Adam was bent over the glass-topped desk on the right, tapping a stack of documents, explaining something in a patient voice to a woman with a hypnotized look in her eyes who was seated behind the desk.

  “Vicky!” He sprang upright and came toward her. She had the same feeling she’d had the previous day, that he was about to put his arms around her. She shoved out her hand, which he took, leading her back to the desk.

  “Emily,” he said to the secretary, who sat back in her chair, “meet Vicky Holden, the attorney I told you about. She’ll be joining the team.
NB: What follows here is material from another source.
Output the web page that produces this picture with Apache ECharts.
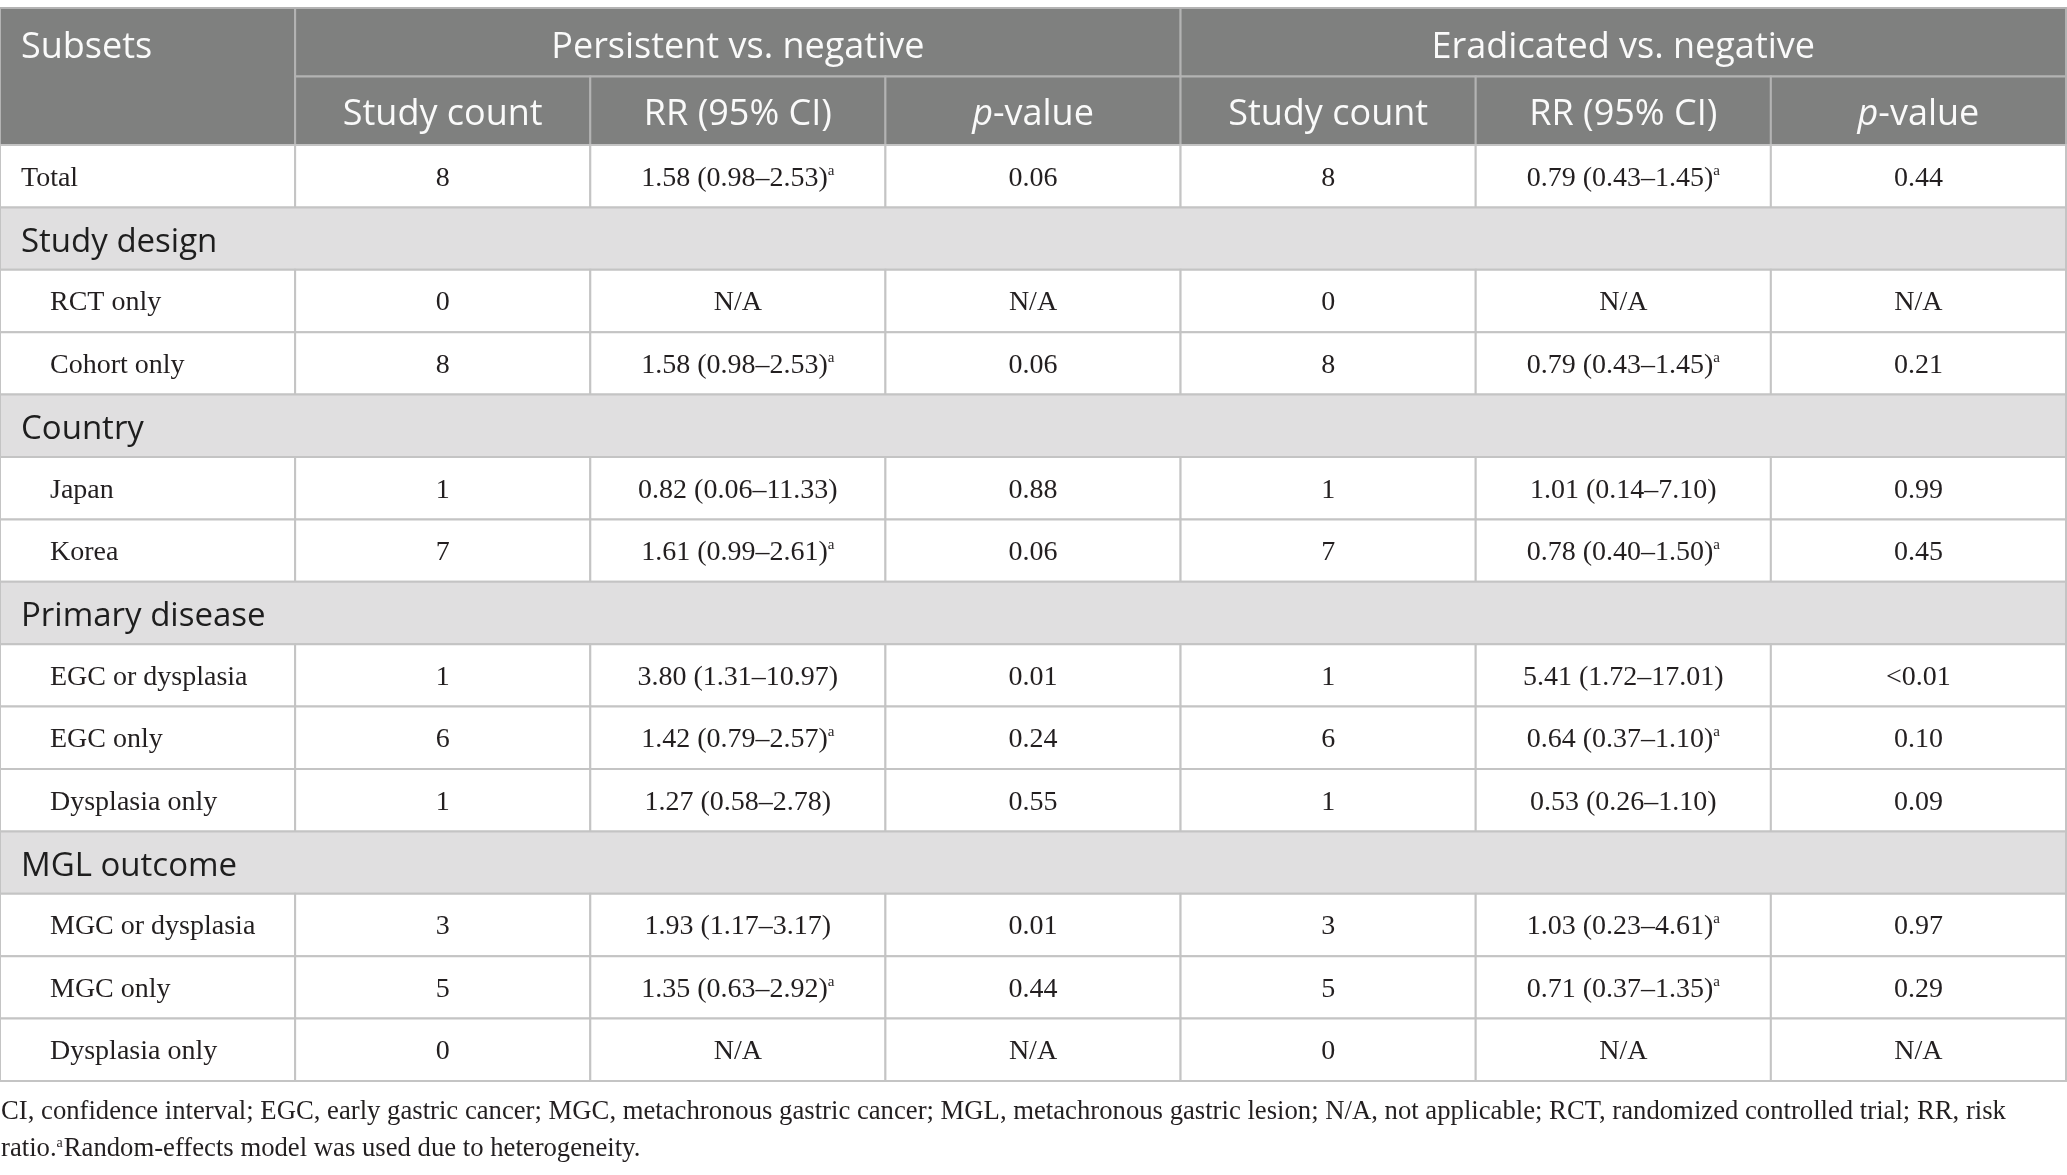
<!DOCTYPE html>
<html>
<head>
<meta charset="utf-8">
<script src="https://cdn.jsdelivr.net/npm/echarts@6/dist/echarts.min.js"></script>
<style>
  html, body { margin: 0; padding: 0; background: #fff; }
  #main { width: 2067px; height: 1175px; }
</style>
</head>
<body>
<div id="main"></div>
<script>
// table content
const columns = ['subset', 'pCount', 'pRR', 'pP', 'eCount', 'eRR', 'eP'];
const groupHeads = ['Persistent vs. negative', 'Eradicated vs. negative'];
const colHeads = ['Study count', 'RR (95% CI)', 'p-value'];
const subsets = ['Total', 'Study design', 'RCT only', 'Cohort only', 'Country', 'Japan', 'Korea',
  'Primary disease', 'EGC or dysplasia', 'EGC only', 'Dysplasia only',
  'MGL outcome', 'MGC or dysplasia', 'MGC only', 'Dysplasia only'];
const sections = ['Study design', 'Country', 'Primary disease', 'MGL outcome'];

const persistCount = ['8', '', '0', '8', '', '1', '7', '', '1', '6', '1', '', '3', '5', '0'];
const persistRR = ['1.58 (0.98–2.53)', '', 'N/A', '1.58 (0.98–2.53)', '', '0.82 (0.06–11.33)', '1.61 (0.99–2.61)',
  '', '3.80 (1.31–10.97)', '1.42 (0.79–2.57)', '1.27 (0.58–2.78)',
  '', '1.93 (1.17–3.17)', '1.35 (0.63–2.92)', 'N/A'];
const persistRandom = [1, 0, 0, 1, 0, 0, 1, 0, 0, 1, 0, 0, 0, 1, 0];
const persistP = ['0.06', '', 'N/A', '0.06', '', '0.88', '0.06', '', '0.01', '0.24', '0.55', '', '0.01', '0.44', 'N/A'];

const eradCount = ['8', '', '0', '8', '', '1', '7', '', '1', '6', '1', '', '3', '5', '0'];
const eradRR = ['0.79 (0.43–1.45)', '', 'N/A', '0.79 (0.43–1.45)', '', '1.01 (0.14–7.10)', '0.78 (0.40–1.50)',
  '', '5.41 (1.72–17.01)', '0.64 (0.37–1.10)', '0.53 (0.26–1.10)',
  '', '1.03 (0.23–4.61)', '0.71 (0.37–1.35)', 'N/A'];
const eradRandom = [1, 0, 0, 1, 0, 0, 1, 0, 0, 1, 0, 0, 1, 1, 0];
const eradP = ['0.44', '', 'N/A', '0.21', '', '0.99', '0.45', '', '<0.01', '0.10', '0.09', '', '0.97', '0.29', 'N/A'];

const footLine1 = 'CI, confidence interval; EGC, early gastric cancer; MGC, metachronous gastric cancer; MGL, metachronous gastric lesion; N/A, not applicable; RCT, randomized controlled trial; RR, risk';
const footLine2a = 'ratio.';
const footLine2b = 'Random-effects model was used due to heterogeneity.';

const SERIF = '"Liberation Serif", "Times New Roman", serif';
const SANS = '"Open Sans", "Noto Sans", sans-serif';
const INK = '#231f20';

// build cell lists
const headCells = [];
headCells.push({ col: 0, row: 0, span: 1, rows: 2, text: '{h|Subsets}', left: true, dy: 5 });
groupHeads.forEach((g, i) => headCells.push({ col: 1 + i * 3, row: 0, span: 3, rows: 1, text: '{h|' + g + '}', dy: 5 }));
[0, 1].forEach(g => colHeads.forEach((c, i) => {
  const t = c === 'p-value' ? '{hi|p}{h|-value}' : '{h|' + c + '}';
  headCells.push({ col: 1 + g * 3 + i, row: 1, span: 1, rows: 1, text: t, dy: 4 });
}));

const esc = s => s.replace(/[{}|]/g, '');
const withSup = (v, flag) => v ? '{n|' + esc(v) + '}' + (flag ? '{s|a}' : '') : '';

const bodyCells = [];
let inSection = false;
subsets.forEach((name, r) => {
  if (sections.includes(name)) {
    inSection = true;
    bodyCells.push({ col: 0, row: r, span: 7, section: true, text: '{sec|' + name + '}', left: true, dy: 4 });
    return;
  }
  bodyCells.push({ col: 0, row: r, span: 1, text: '{n|' + name + '}', left: true, indent: inSection, dy: 2 });
  const vals = [
    withSup(persistCount[r]), withSup(persistRR[r], persistRandom[r]), withSup(persistP[r]),
    withSup(eradCount[r]), withSup(eradRR[r], eradRandom[r]), withSup(eradP[r])
  ];
  vals.forEach((t, i) => bodyCells.push({ col: i + 1, row: r, span: 1, text: t, dy: 2 }));
});

const rich = {
  h: { fontFamily: SANS, fontSize: 36, fill: '#fafafa', lineHeight: 40 },
  hi: { fontFamily: SANS, fontSize: 36, fill: '#fafafa', lineHeight: 40, fontStyle: 'italic' },
  sec: { fontFamily: SANS, fontSize: 33, fill: '#1e1e1e', lineHeight: 40 },
  n: { fontFamily: SERIF, fontSize: 28, fill: INK, lineHeight: 30 },
  s: { fontFamily: SERIF, fontSize: 15, fill: INK, lineHeight: 15, verticalAlign: 'top' }
};

function makeRender(cells, fill, stroke) {
  return function (params, api) {
    const cell = cells[params.dataIndex];
    const p = api.coord([api.value(0), api.value(1)]);
    const s = api.size([1, 1]);
    const x = p[0] - s[0] / 2;
    const y = p[1] - s[1] / 2;
    const w = s[0] * cell.span;
    const h = s[1] * (cell.rows || 1);
    const tx = cell.left ? x + (cell.indent ? 50 : 21) : x + w / 2;
    return {
      type: 'group',
      children: [
        {
          type: 'rect',
          shape: { x: x, y: y, width: w, height: h },
          style: { fill: cell.section ? '#e0dfe0' : fill, stroke: stroke, lineWidth: 2 }
        },
        {
          type: 'text',
          x: tx,
          y: p[1] + (cell.dy || 0),
          style: {
            text: cell.text,
            align: cell.left ? 'left' : 'center',
            verticalAlign: 'middle',
            rich: rich
          }
        }
      ]
    };
  };
}

const chart = echarts.init(document.getElementById('main'));
chart.setOption({
  animation: false,
  backgroundColor: '#fff',
  title: {
    left: 1,
    top: 1093,
    padding: 0,
    text: '{f|' + footLine1 + '}\n{f|' + footLine2a + '}{fs|a}{f|' + footLine2b + '}',
    textStyle: {
      fontWeight: 'normal',
      rich: {
        f: { fontFamily: SERIF, fontSize: 26.7, fontWeight: 'normal', color: INK, lineHeight: 37 },
        fs: { fontFamily: SERIF, fontSize: 14, fontWeight: 'normal', color: INK, lineHeight: 37, verticalAlign: 'top', padding: [6, 1, 0, 0] }
      }
    }
  },
  grid: [
    { left: 0, right: 1, top: 8, height: 137 },
    { left: 0, right: 1, top: 145, height: 936 }
  ],
  xAxis: [
    { type: 'category', gridIndex: 0, data: columns, show: false },
    { type: 'category', gridIndex: 1, data: columns, show: false }
  ],
  yAxis: [
    { type: 'category', gridIndex: 0, data: ['group', 'column'], inverse: true, show: false },
    { type: 'category', gridIndex: 1, data: subsets.map((s, i) => i + ':' + s), inverse: true, show: false }
  ],
  series: [
    {
      type: 'custom',
      xAxisIndex: 0,
      yAxisIndex: 0,
      renderItem: makeRender(headCells, '#7f807f', '#b3b3b3'),
      data: headCells.map(c => [c.col, c.row]),
      silent: true
    },
    {
      type: 'custom',
      xAxisIndex: 1,
      yAxisIndex: 1,
      renderItem: makeRender(bodyCells, '#ffffff', '#c4c4c4'),
      data: bodyCells.map(c => [c.col, c.row]),
      silent: true
    }
  ]
});
</script>
</body>
</html>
That’s right, isn’t it?” He turned to Vicky.

  “We’ll see.” Vicky slipped her hand out of his.

  “Emily White Robe keeps me on schedule.” Adam nodded at the secretary who was now swiveling toward the computer monitor.

  “Glad to meet you,” she said over the shoulder of her red silky blouse.

  Not true, Vicky thought. The woman wasn’t glad to meet any other woman who would be working with Adam. She tried to place the name. White Robe. The White Robe family lived near Ethete. Emily must be one of the daughters, now grown-up, in her twenties and very pretty, and obviously attracted to Adam.

  “I alerted Stan Lexson you were on the way,” Adam was saying. She felt the slight pressure of his hand on her arm. “He’s eager to meet you. Come on, I’ll take you over and introduce you. Can’t tell you how good it’ll be to work with you again,” he said, guiding her across the office and into the corridor.

  “Last spring, you were working for me,” she said.

  “Then we’re even. You’ll be working for me now. I promise not to be as hard on you as you were on me.” He gave a quiet laugh and opened one of the massive double doors at the end of the corridor. Vicky stepped into an office that was almost a duplicate of the one they’d just left, but larger, with creamier walls and plusher carpeting and more of everything—more leather chairs and oil paintings and bronze sculptures, with the detail and patina of true Remington’s. The secretary—a white woman about thirty, with sharply cut, shoulder-length blond hair and perfect makeup—smiled at them from behind the desk.